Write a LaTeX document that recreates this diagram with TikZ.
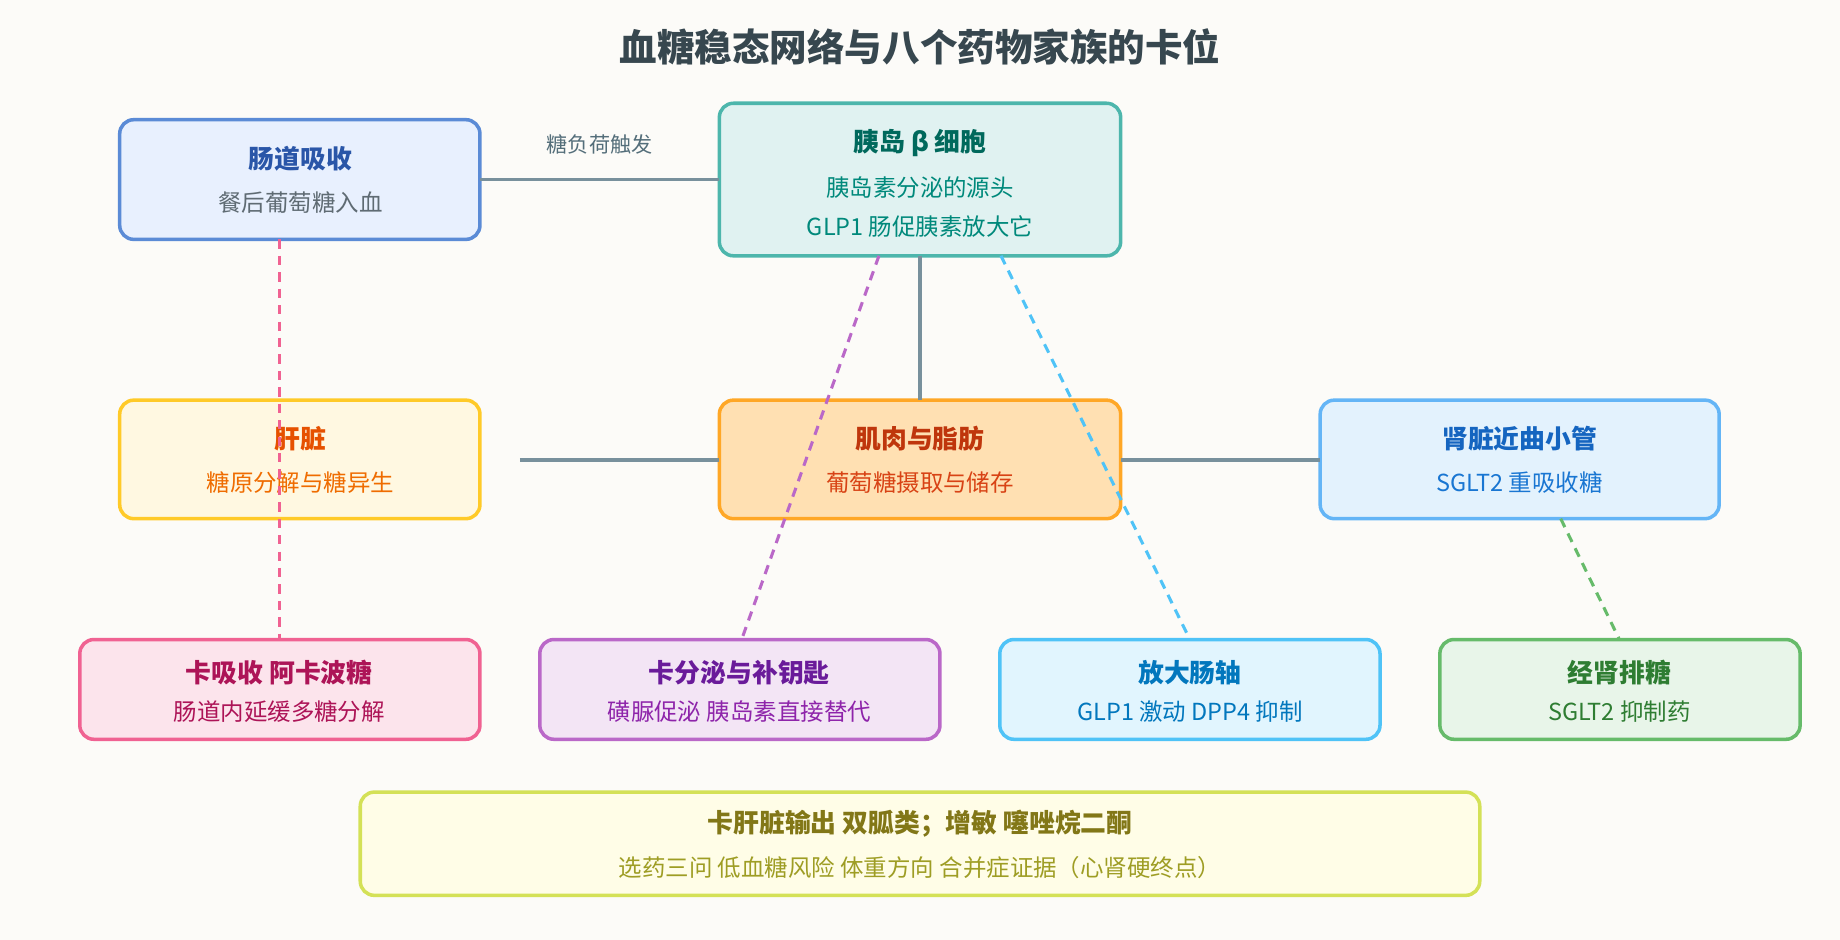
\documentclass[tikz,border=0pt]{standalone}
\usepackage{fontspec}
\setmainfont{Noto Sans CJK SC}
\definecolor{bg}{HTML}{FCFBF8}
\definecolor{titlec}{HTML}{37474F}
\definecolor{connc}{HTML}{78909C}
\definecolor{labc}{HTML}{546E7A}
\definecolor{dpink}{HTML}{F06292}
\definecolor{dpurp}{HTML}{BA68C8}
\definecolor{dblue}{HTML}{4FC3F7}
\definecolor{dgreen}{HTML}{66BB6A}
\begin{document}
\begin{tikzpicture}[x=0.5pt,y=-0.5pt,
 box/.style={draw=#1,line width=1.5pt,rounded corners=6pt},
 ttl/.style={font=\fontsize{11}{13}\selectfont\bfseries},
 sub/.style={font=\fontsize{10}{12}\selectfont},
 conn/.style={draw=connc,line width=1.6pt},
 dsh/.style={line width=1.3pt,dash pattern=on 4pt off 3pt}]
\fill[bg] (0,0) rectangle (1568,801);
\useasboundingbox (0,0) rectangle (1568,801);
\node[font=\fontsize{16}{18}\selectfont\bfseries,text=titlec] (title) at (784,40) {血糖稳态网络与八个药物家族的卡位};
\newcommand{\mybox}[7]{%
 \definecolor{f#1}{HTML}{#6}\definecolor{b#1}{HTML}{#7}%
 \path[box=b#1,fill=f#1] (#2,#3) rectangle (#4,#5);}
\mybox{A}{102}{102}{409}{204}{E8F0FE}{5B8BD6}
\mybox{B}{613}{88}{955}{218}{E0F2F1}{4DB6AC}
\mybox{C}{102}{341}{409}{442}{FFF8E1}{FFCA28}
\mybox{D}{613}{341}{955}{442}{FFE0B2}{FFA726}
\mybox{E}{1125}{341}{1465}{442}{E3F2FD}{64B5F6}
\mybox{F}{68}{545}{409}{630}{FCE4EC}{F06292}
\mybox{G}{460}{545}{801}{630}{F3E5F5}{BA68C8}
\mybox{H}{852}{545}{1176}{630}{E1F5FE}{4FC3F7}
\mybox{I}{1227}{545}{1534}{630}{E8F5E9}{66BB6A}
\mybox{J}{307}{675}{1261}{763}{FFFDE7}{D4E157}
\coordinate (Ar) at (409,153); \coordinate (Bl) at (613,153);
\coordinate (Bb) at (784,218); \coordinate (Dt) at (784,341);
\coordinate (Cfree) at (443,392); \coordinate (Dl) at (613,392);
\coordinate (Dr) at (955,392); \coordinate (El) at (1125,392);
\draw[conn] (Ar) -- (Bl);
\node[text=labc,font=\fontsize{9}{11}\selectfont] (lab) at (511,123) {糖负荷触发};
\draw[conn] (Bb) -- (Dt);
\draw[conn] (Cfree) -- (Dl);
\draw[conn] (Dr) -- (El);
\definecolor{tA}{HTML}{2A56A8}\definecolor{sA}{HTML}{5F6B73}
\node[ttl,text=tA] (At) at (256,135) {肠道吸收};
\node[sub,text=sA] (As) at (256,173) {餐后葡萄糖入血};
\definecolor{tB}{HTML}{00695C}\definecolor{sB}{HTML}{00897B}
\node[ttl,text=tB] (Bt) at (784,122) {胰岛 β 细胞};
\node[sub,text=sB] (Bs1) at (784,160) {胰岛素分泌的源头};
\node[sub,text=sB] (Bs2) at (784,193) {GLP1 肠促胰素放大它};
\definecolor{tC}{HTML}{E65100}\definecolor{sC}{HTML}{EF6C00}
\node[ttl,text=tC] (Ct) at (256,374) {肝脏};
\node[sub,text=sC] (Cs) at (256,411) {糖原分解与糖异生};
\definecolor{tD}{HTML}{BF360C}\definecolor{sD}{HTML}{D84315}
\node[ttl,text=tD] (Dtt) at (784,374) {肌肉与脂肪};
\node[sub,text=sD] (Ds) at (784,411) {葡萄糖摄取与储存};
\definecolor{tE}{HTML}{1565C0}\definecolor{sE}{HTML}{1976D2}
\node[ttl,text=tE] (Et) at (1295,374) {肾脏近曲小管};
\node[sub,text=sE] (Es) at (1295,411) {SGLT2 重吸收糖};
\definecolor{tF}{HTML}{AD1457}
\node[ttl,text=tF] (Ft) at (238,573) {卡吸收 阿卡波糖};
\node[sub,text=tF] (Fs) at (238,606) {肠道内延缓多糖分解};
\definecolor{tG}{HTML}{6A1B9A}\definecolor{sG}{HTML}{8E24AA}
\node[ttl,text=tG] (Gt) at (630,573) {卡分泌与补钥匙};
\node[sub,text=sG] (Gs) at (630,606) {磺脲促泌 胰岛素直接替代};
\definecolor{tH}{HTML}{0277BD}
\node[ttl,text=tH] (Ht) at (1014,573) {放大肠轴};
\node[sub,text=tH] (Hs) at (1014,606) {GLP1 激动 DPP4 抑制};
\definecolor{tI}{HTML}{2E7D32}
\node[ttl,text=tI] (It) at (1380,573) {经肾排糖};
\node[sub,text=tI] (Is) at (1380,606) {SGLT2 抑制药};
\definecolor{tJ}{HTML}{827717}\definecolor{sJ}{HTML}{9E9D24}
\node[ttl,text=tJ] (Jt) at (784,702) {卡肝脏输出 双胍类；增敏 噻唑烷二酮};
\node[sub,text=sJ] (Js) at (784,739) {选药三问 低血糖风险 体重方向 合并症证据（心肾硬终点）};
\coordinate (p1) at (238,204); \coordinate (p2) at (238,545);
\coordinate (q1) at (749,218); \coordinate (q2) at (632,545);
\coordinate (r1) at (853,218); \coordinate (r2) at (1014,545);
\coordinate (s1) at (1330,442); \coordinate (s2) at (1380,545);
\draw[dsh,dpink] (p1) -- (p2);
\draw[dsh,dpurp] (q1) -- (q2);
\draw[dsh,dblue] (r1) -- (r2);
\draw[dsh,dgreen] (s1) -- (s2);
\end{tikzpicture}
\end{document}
• • •
Omit the pictures and reproduce the listing exactly.

## RESPONSE TO THE EXERCISE
Write a LaTeX document that recreates this diagram with TikZ.
\documentclass[tikz,border=0pt]{standalone}
\usepackage{fontspec}
\setmainfont{Noto Sans CJK SC}
\definecolor{bg}{HTML}{FCFBF8}
\definecolor{titlec}{HTML}{37474F}
\definecolor{connc}{HTML}{78909C}
\definecolor{labc}{HTML}{546E7A}
\definecolor{dpink}{HTML}{F06292}
\definecolor{dpurp}{HTML}{BA68C8}
\definecolor{dblue}{HTML}{4FC3F7}
\definecolor{dgreen}{HTML}{66BB6A}
\begin{document}
\begin{tikzpicture}[x=0.5pt,y=-0.5pt,
 box/.style={draw=#1,line width=1.5pt,rounded corners=6pt},
 ttl/.style={font=\fontsize{11}{13}\selectfont\bfseries},
 sub/.style={font=\fontsize{10}{12}\selectfont},
 conn/.style={draw=connc,line width=1.6pt},
 dsh/.style={line width=1.3pt,dash pattern=on 4pt off 3pt}]
\fill[bg] (0,0) rectangle (1568,801);
\useasboundingbox (0,0) rectangle (1568,801);
\node[font=\fontsize{16}{18}\selectfont\bfseries,text=titlec] (title) at (784,40) {血糖稳态网络与八个药物家族的卡位};
\newcommand{\mybox}[7]{%
 \definecolor{f#1}{HTML}{#6}\definecolor{b#1}{HTML}{#7}%
 \path[box=b#1,fill=f#1] (#2,#3) rectangle (#4,#5);}
\mybox{A}{102}{102}{409}{204}{E8F0FE}{5B8BD6}
\mybox{B}{613}{88}{955}{218}{E0F2F1}{4DB6AC}
\mybox{C}{102}{341}{409}{442}{FFF8E1}{FFCA28}
\mybox{D}{613}{341}{955}{442}{FFE0B2}{FFA726}
\mybox{E}{1125}{341}{1465}{442}{E3F2FD}{64B5F6}
\mybox{F}{68}{545}{409}{630}{FCE4EC}{F06292}
\mybox{G}{460}{545}{801}{630}{F3E5F5}{BA68C8}
\mybox{H}{852}{545}{1176}{630}{E1F5FE}{4FC3F7}
\mybox{I}{1227}{545}{1534}{630}{E8F5E9}{66BB6A}
\mybox{J}{307}{675}{1261}{763}{FFFDE7}{D4E157}
\coordinate (Ar) at (409,153); \coordinate (Bl) at (613,153);
\coordinate (Bb) at (784,218); \coordinate (Dt) at (784,341);
\coordinate (Cfree) at (443,392); \coordinate (Dl) at (613,392);
\coordinate (Dr) at (955,392); \coordinate (El) at (1125,392);
\draw[conn] (Ar) -- (Bl);
\node[text=labc,font=\fontsize{9}{11}\selectfont] (lab) at (511,123) {糖负荷触发};
\draw[conn] (Bb) -- (Dt);
\draw[conn] (Cfree) -- (Dl);
\draw[conn] (Dr) -- (El);
\definecolor{tA}{HTML}{2A56A8}\definecolor{sA}{HTML}{5F6B73}
\node[ttl,text=tA] (At) at (256,135) {肠道吸收};
\node[sub,text=sA] (As) at (256,173) {餐后葡萄糖入血};
\definecolor{tB}{HTML}{00695C}\definecolor{sB}{HTML}{00897B}
\node[ttl,text=tB] (Bt) at (784,122) {胰岛 β 细胞};
\node[sub,text=sB] (Bs1) at (784,160) {胰岛素分泌的源头};
\node[sub,text=sB] (Bs2) at (784,193) {GLP1 肠促胰素放大它};
\definecolor{tC}{HTML}{E65100}\definecolor{sC}{HTML}{EF6C00}
\node[ttl,text=tC] (Ct) at (256,374) {肝脏};
\node[sub,text=sC] (Cs) at (256,411) {糖原分解与糖异生};
\definecolor{tD}{HTML}{BF360C}\definecolor{sD}{HTML}{D84315}
\node[ttl,text=tD] (Dtt) at (784,374) {肌肉与脂肪};
\node[sub,text=sD] (Ds) at (784,411) {葡萄糖摄取与储存};
\definecolor{tE}{HTML}{1565C0}\definecolor{sE}{HTML}{1976D2}
\node[ttl,text=tE] (Et) at (1295,374) {肾脏近曲小管};
\node[sub,text=sE] (Es) at (1295,411) {SGLT2 重吸收糖};
\definecolor{tF}{HTML}{AD1457}
\node[ttl,text=tF] (Ft) at (238,573) {卡吸收 阿卡波糖};
\node[sub,text=tF] (Fs) at (238,606) {肠道内延缓多糖分解};
\definecolor{tG}{HTML}{6A1B9A}\definecolor{sG}{HTML}{8E24AA}
\node[ttl,text=tG] (Gt) at (630,573) {卡分泌与补钥匙};
\node[sub,text=sG] (Gs) at (630,606) {磺脲促泌 胰岛素直接替代};
\definecolor{tH}{HTML}{0277BD}
\node[ttl,text=tH] (Ht) at (1014,573) {放大肠轴};
\node[sub,text=tH] (Hs) at (1014,606) {GLP1 激动 DPP4 抑制};
\definecolor{tI}{HTML}{2E7D32}
\node[ttl,text=tI] (It) at (1380,573) {经肾排糖};
\node[sub,text=tI] (Is) at (1380,606) {SGLT2 抑制药};
\definecolor{tJ}{HTML}{827717}\definecolor{sJ}{HTML}{9E9D24}
\node[ttl,text=tJ] (Jt) at (784,702) {卡肝脏输出 双胍类；增敏 噻唑烷二酮};
\node[sub,text=sJ] (Js) at (784,739) {选药三问 低血糖风险 体重方向 合并症证据（心肾硬终点）};
\coordinate (p1) at (238,204); \coordinate (p2) at (238,545);
\coordinate (q1) at (749,218); \coordinate (q2) at (632,545);
\coordinate (r1) at (853,218); \coordinate (r2) at (1014,545);
\coordinate (s1) at (1330,442); \coordinate (s2) at (1380,545);
\draw[dsh,dpink] (p1) -- (p2);
\draw[dsh,dpurp] (q1) -- (q2);
\draw[dsh,dblue] (r1) -- (r2);
\draw[dsh,dgreen] (s1) -- (s2);
\end{tikzpicture}
\end{document}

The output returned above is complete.